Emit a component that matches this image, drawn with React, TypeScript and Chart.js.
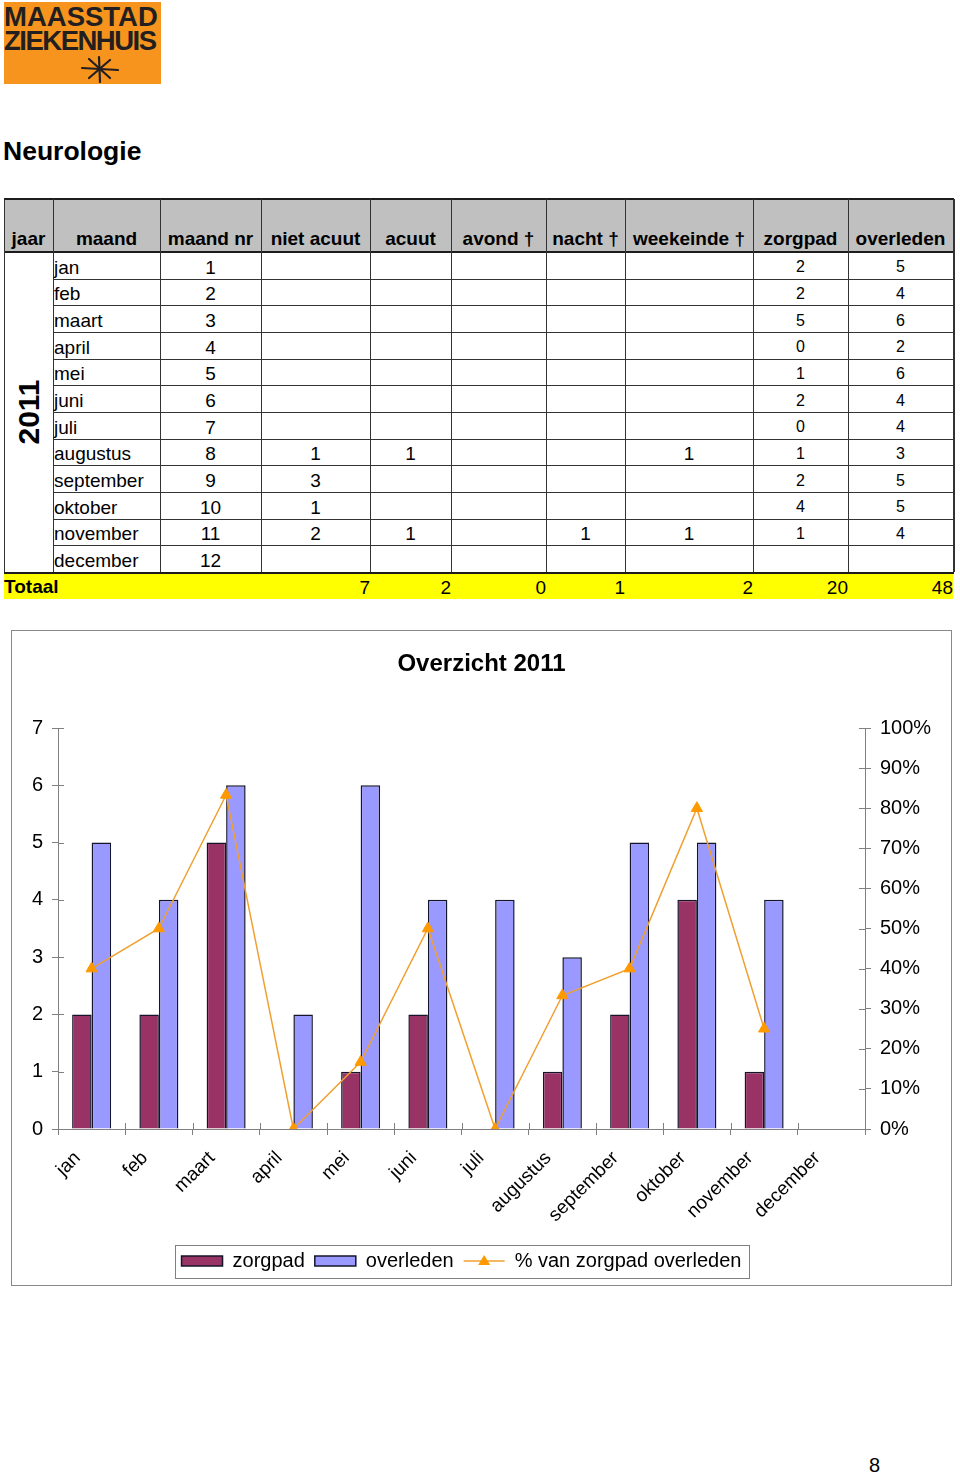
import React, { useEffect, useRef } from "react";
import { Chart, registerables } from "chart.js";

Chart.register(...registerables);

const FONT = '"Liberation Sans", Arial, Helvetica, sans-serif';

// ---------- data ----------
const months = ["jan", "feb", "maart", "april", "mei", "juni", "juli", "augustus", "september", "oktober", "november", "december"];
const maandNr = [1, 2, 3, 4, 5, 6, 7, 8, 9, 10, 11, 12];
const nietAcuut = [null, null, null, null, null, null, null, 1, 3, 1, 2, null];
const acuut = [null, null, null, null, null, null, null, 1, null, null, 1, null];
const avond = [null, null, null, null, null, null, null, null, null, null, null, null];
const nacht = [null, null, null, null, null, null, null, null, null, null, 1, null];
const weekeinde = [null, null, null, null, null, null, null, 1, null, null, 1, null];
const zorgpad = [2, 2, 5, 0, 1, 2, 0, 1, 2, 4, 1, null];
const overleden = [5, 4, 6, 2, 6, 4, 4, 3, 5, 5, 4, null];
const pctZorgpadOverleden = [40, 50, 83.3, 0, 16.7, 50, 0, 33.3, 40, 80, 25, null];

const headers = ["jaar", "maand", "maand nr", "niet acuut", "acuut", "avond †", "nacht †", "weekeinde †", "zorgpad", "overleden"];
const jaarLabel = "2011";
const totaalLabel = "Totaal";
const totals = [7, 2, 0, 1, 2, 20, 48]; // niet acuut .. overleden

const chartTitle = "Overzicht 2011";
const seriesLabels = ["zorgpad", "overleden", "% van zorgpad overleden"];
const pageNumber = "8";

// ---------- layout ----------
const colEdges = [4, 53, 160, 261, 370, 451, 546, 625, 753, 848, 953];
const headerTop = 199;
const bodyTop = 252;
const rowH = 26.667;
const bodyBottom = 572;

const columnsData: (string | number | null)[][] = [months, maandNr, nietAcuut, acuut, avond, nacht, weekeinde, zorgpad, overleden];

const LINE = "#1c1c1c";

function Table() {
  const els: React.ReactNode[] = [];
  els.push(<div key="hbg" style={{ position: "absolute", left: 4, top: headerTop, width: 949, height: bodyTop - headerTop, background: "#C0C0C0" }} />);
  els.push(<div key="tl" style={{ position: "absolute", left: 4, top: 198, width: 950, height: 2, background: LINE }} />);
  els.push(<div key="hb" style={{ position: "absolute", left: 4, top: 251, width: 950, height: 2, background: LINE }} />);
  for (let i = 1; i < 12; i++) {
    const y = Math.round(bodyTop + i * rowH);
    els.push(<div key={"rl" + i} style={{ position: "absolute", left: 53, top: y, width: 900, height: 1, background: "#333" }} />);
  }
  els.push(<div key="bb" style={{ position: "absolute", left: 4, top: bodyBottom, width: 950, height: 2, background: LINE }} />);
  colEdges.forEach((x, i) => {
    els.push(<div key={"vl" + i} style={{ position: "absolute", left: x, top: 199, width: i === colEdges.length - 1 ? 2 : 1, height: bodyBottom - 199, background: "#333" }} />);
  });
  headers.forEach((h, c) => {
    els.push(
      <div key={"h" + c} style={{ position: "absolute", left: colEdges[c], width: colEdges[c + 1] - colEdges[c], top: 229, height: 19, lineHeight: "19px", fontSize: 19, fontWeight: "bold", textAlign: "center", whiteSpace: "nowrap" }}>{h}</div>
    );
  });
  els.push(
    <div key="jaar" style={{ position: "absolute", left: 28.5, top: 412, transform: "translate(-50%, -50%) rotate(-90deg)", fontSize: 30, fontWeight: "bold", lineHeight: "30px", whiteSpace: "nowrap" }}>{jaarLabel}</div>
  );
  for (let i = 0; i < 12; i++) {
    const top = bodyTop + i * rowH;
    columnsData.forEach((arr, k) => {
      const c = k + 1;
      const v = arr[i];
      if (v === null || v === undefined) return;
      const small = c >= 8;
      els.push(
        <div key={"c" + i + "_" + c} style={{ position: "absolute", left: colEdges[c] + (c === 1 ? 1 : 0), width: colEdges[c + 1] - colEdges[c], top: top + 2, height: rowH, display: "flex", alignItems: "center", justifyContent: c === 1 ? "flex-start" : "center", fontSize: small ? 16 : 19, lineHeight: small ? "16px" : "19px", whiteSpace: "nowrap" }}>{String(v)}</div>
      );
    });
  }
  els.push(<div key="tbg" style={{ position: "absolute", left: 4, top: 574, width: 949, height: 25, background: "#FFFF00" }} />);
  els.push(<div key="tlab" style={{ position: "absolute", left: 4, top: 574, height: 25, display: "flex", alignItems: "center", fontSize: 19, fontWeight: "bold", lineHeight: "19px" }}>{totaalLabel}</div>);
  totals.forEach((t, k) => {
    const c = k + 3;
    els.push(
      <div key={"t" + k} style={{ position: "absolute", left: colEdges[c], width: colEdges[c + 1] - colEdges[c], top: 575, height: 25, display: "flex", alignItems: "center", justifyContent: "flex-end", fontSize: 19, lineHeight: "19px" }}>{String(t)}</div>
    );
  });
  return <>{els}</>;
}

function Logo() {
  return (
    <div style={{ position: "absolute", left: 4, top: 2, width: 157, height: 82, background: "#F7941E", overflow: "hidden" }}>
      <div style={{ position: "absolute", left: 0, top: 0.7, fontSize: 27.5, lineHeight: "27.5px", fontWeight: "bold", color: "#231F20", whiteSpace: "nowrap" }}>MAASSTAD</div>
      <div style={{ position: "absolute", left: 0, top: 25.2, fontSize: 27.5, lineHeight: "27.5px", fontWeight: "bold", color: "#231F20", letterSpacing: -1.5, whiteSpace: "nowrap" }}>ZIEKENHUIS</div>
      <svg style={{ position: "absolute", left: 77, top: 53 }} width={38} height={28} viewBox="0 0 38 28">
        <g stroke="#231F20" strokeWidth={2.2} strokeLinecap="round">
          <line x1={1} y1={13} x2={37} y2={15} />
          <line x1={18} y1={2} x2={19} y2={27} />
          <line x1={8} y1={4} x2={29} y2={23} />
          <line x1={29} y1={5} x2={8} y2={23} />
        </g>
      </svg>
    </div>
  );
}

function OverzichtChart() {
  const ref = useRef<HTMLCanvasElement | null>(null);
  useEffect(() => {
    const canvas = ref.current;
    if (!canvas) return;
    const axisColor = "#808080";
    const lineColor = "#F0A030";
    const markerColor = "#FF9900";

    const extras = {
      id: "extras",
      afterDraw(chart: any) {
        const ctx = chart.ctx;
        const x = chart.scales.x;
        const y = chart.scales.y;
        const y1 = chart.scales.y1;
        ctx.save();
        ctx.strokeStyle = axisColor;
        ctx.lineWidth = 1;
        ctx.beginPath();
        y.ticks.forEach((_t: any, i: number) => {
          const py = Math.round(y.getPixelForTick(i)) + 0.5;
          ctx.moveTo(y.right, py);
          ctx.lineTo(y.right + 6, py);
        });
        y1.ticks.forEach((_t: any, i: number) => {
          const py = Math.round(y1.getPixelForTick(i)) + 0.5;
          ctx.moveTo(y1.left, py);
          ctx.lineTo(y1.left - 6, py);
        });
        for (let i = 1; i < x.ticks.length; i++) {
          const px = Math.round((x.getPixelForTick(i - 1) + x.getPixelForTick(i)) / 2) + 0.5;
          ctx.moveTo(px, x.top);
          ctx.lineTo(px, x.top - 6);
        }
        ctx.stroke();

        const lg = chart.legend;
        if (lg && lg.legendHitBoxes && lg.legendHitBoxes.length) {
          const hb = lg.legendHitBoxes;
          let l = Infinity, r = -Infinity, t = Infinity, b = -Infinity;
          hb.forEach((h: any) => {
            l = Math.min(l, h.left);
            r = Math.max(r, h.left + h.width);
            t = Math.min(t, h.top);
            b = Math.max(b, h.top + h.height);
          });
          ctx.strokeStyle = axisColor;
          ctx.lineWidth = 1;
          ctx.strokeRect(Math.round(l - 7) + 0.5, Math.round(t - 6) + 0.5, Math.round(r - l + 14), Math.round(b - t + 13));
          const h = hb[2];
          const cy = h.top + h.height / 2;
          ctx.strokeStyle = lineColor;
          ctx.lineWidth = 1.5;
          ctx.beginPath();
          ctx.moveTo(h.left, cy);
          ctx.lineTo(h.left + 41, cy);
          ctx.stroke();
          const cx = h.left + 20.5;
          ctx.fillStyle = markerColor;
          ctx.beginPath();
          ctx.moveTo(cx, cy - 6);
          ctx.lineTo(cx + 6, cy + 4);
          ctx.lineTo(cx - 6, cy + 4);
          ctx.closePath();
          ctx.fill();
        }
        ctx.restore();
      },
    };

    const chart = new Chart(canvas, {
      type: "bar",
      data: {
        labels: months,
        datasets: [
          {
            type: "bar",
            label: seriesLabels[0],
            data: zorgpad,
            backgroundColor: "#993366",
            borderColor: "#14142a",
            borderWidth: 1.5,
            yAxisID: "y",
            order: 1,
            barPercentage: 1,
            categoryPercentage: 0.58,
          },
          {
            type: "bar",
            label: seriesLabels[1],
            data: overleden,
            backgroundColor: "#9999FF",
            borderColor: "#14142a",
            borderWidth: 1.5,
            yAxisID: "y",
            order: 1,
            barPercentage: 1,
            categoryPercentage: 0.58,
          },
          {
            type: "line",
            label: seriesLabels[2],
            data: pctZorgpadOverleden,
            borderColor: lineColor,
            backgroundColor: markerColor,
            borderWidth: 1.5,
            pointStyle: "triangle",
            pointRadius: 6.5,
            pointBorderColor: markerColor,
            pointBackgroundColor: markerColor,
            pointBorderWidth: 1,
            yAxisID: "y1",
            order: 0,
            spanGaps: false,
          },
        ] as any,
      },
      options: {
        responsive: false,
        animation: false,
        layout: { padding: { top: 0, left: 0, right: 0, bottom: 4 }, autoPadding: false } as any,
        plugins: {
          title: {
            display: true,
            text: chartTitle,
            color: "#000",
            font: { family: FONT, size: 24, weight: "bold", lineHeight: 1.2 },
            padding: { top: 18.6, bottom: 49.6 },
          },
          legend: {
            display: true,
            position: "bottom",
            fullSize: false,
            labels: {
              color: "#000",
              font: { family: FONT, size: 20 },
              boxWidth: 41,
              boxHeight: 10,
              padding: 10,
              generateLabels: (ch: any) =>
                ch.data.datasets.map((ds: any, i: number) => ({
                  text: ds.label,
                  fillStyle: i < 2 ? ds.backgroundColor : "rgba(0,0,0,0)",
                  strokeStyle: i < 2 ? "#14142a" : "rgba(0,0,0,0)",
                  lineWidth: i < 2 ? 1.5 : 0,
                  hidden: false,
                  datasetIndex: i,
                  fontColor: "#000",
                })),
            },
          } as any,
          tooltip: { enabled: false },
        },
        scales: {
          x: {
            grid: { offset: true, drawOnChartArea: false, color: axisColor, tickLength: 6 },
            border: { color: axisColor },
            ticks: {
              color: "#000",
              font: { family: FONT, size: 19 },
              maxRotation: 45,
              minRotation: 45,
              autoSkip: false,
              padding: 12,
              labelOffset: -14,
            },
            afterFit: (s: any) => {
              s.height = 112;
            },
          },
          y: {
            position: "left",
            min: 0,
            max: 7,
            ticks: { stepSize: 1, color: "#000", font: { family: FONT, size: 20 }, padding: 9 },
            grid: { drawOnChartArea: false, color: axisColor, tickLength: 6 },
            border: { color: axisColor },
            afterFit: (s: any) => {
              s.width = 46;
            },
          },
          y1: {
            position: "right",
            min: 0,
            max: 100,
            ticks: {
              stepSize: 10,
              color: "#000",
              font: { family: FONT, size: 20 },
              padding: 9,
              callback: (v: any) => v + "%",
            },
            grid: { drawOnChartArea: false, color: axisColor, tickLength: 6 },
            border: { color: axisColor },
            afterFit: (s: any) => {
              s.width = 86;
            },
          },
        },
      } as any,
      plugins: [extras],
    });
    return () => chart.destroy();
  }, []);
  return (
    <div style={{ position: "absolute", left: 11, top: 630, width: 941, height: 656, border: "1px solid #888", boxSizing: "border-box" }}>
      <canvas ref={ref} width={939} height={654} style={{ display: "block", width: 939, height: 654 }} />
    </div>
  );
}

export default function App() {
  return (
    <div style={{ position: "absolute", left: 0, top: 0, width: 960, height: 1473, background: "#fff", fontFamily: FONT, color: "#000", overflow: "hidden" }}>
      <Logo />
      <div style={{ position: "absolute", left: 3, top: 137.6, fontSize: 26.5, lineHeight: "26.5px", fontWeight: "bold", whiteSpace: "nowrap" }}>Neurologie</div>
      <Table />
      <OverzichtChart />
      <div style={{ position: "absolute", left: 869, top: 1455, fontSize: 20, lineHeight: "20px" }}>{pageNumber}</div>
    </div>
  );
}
___
With all pictures left out, please transcribe exactly the lines from the start of the material through the line with "Arial, Helvetica, sans-serif';".

Emit a component that matches this image, drawn with React, TypeScript and Chart.js.
import React, { useEffect, useRef } from "react";
import { Chart, registerables } from "chart.js";

Chart.register(...registerables);

const FONT = '"Liberation Sans", Arial, Helvetica, sans-serif';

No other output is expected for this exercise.